Baldwin did much of the printing at the Common Press in July and will do the binding in Alabama this fall. She says she expects to complete the book by the end of the calendar year. Tasillo is posting photos of the continued process on the Common Press Instagram account, and Baldwin plans to return to Penn in the spring for an artist’s talk.
The book will be about 5 inches by 7 inches, the same size as the inspiration book from 1699, she says, with 24 pages in four chapters. She will make 20 copies, several of which will become part of the Penn Libraries collection.
Some Penn classes focus on artist publications and work on projects at the Common Press, Tasillo says. “My hope would be that we build examples of more complex projects that are printed here to give the students a sense of what is possible in the studio,” she says.
Baldwin’s students also will learn about her experience at Penn through the book. “I always show my undergraduate students what I made in the summer,” she says. “It is a way for them to also get exposure about things outside of Huntsville.”
A section of the book will include Baldwin’s drawings of trees in the winter, the trunks thick, the branches leafless. The 24 versions of the trees, each a slightly different shape, are each printed in a different color, varying shades of blues, reds, yellows, greens, and browns. The tissue-thin handmade paper allows the trees to show through.
“There will be a lot of layering and transparency as you turn the pages,” Baldwin says as she used a spatula to add more blue pigment to the cylinder on the press. “I’m kind of looking for when they layer on top of each other, the way that colors visually interact. So, where you see a yellow on top of the blue where they overlap, it’ll be a green.”
Baldwin has many ties to Philadelphia, having received her master’s of fine arts degree from the University of the Arts and taught there, as well as at Temple University’s Tyler School of Art and the Moore College of Art and Design.
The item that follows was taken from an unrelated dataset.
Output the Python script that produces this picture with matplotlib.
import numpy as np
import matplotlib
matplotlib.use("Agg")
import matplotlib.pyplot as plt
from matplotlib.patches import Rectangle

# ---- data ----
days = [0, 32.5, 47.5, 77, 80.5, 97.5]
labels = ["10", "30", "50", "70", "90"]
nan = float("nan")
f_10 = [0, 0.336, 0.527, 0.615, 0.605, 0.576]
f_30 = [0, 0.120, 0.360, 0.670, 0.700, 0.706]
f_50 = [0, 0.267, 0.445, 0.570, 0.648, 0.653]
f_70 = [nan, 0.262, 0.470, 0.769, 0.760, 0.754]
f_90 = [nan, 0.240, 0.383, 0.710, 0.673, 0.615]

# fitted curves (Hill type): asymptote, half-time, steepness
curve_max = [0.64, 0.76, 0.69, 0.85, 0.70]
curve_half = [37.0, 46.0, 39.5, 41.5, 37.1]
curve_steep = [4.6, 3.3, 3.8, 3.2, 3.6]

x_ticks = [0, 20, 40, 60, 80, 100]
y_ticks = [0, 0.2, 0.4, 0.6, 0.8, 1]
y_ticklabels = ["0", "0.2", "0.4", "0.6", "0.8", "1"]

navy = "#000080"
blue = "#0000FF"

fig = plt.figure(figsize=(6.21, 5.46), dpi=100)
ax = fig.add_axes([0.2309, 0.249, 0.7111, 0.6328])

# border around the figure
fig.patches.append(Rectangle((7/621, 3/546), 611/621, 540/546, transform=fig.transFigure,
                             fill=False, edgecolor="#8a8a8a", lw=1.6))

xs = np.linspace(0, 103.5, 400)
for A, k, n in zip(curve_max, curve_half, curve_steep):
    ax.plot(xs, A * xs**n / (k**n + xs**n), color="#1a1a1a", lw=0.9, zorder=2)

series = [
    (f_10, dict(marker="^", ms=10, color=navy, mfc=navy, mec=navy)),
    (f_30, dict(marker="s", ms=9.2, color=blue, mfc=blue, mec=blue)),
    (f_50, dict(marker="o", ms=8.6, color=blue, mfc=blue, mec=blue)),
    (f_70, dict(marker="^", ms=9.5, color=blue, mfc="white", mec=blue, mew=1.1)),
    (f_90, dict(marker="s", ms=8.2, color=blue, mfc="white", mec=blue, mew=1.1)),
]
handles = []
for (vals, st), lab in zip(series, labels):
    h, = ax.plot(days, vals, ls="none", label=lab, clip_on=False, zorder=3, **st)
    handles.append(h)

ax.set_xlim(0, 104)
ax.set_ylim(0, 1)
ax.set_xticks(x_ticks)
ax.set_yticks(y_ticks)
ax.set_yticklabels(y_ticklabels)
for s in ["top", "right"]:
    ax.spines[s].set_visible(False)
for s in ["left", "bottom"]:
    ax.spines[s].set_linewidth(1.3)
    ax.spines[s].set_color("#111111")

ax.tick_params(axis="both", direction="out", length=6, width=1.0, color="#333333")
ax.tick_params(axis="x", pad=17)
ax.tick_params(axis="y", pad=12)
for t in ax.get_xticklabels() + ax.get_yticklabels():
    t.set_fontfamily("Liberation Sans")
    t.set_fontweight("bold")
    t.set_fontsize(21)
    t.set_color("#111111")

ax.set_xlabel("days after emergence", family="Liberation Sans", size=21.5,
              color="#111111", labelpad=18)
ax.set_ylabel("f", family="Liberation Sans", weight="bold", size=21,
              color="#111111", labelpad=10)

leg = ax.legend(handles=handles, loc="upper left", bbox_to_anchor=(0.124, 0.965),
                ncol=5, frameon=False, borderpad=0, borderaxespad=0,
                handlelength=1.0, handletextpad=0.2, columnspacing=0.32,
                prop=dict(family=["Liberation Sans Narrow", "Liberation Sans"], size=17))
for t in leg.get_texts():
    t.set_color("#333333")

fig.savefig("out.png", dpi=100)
She has been an artist-in-residence at several universities, and her artwork is in several collections, including Penn’s.
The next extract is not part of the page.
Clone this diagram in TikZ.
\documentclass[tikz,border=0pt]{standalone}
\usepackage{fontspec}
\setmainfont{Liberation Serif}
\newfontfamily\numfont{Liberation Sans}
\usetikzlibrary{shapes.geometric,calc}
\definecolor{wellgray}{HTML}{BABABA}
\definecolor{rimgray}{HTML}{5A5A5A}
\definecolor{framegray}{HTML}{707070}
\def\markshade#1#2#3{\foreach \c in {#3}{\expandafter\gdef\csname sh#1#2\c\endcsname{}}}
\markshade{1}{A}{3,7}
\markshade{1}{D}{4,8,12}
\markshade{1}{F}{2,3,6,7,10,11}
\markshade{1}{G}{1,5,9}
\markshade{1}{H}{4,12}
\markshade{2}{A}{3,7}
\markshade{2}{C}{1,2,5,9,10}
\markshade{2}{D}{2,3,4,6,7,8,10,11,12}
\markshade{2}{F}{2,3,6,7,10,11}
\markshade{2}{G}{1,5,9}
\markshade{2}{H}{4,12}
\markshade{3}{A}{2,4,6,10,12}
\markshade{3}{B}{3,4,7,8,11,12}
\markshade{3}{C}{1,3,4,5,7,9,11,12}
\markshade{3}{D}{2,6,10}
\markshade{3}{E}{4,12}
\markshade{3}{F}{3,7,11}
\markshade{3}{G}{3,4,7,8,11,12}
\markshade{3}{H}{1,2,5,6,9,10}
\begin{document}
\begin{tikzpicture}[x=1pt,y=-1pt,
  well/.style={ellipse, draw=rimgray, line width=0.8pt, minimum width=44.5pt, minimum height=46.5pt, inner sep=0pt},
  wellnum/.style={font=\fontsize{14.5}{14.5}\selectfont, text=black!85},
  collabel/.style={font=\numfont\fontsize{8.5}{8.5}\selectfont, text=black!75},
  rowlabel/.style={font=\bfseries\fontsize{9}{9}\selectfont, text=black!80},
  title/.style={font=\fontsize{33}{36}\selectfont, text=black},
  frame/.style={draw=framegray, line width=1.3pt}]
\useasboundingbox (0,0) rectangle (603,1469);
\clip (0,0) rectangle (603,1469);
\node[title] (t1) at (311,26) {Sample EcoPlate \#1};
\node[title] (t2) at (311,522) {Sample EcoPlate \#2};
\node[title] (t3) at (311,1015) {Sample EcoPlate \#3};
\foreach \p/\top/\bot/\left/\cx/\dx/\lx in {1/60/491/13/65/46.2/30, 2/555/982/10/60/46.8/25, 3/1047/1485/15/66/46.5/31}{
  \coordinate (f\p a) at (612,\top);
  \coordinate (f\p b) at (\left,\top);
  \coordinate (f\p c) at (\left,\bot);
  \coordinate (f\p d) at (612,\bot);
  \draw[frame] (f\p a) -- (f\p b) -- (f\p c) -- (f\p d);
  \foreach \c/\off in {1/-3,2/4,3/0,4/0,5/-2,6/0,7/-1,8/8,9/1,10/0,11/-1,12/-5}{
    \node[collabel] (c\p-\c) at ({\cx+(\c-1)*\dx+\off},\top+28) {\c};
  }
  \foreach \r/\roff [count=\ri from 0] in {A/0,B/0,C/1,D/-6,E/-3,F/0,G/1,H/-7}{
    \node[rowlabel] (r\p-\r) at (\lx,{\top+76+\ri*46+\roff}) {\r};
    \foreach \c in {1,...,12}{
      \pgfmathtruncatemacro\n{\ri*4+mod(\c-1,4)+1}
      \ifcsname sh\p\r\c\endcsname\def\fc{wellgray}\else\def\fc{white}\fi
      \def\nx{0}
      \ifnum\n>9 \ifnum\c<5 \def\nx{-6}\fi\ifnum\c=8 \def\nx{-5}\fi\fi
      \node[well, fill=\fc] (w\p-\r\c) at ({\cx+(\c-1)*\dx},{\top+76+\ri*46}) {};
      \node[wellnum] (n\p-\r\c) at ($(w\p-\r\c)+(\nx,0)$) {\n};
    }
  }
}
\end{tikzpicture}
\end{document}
Tasillo has been assisting throughout the printing process this summer, along with Erica Honson, an intern with the Common Press who is a recent graduate of the book arts program at the University of the Arts. Edwin Deegan of the Fisher Fine Arts Library staff assisted in the research.
Baldwin also worked with Micah Danges, manager of the Weitzman School of Design’s Digital Projects Lab, to inkjet-print digital images of landscape drawings that will be interleaved with the letterpress printed trees throughout the book. “Because the imagery for the ink pages was originally a drawing, the best way to reproduce those images was to scan them and print them on an inkjet printer onto handmade paper. This way I would have multiple copies of the drawing imagery for the edition of 20 artist books,” Baldwin says.
“The book that I’m responding to is very old. But at the time it was talking about ideas that were very progressive and cutting edge and experimental,” she says. “I liked the idea of using different mediums from different periods for this book.”
Rolling the sheets of paper through the press, Baldwin took them off, the blue ink wet, and carefully handed them to Honson and Tasillo, who then placed them on a drying rack. Already-dry pages, alternating by color, were stacked on a nearby table. Next, they started cleaning the press to get ready for the next color, magenta.
“The book gets made in a series of small steps,” Baldwin says. “You just do the step until it’s done and right, and then move on to the next step.”